Switchable broadband terahertz spatial modulators based on patterned graphene and vanadium dioxide

We numerically demonstrate a switchable broadband terahertz spatial modulator composed of ginkgo-leaf-patterned graphene and transition material vanadium dioxide (VO 2 ). The phase transition property of VO 2 is used to switch the spatial modulator from absorption mode to transmission mode, and the graphene behaves as dynamically adjustable material for a large scale of absorption and transmittance modulation. When VO 2 is in the metallic state and the Fermi energy of graphene is set as 0.8 eV, the proposed modulator behaves as a broadband absorber with the absorbance over 85% from 1.33 to 2.83 THz. By adjusting the graphene Fermi level from 0 to 0.8 eV, the peak absorbance can be continuously tuned from 24.3% to near 100% under the absorption mode, and the transmittance at 2.5 THz can be continuously tuned from 87% to 35.5% under the transmission mode.
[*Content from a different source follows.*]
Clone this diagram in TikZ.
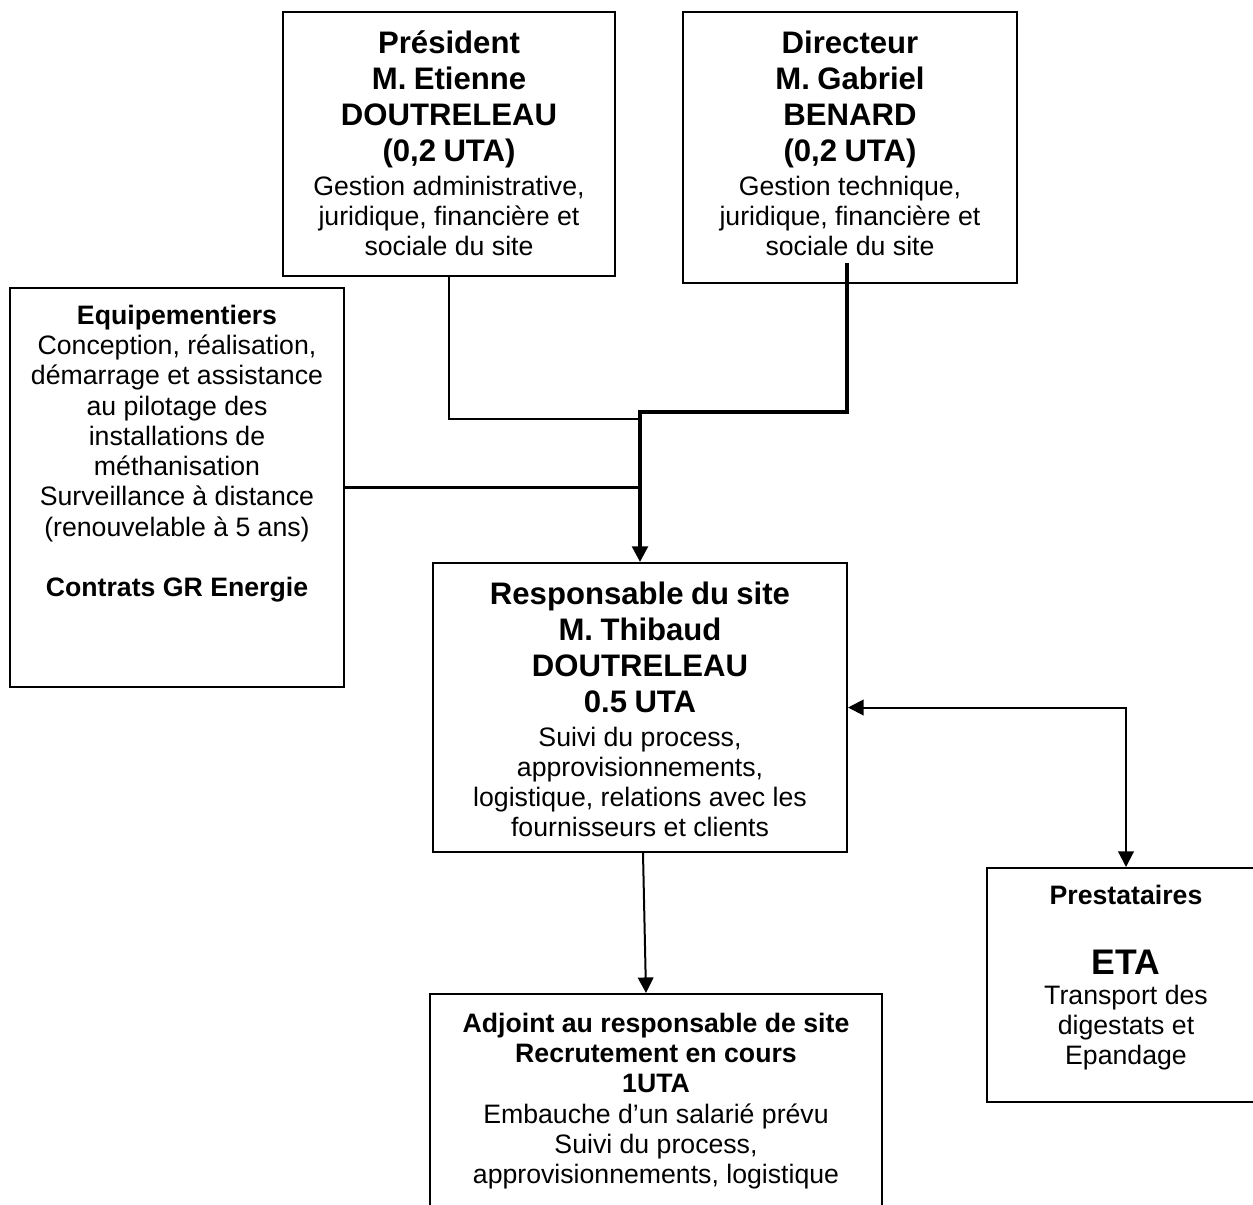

To further increase the bandwidth, a three-layer-patterned-graphene is introduced into a new modulator design, which achieves a wide bandwidth of 3.13 THz for the absorbance over 85%. By the combination of the tunability of graphene and VO 2 , the proposed modulators not only can flexibly switch between dual-functional modulation modes of absorption and transmission but also possess deep modulation depth. Benefitting from the excellent modulation performance, the proposed switchable dual-functional spatial modulators may offer significant potential applications in various terahertz smart optoelectronic devices.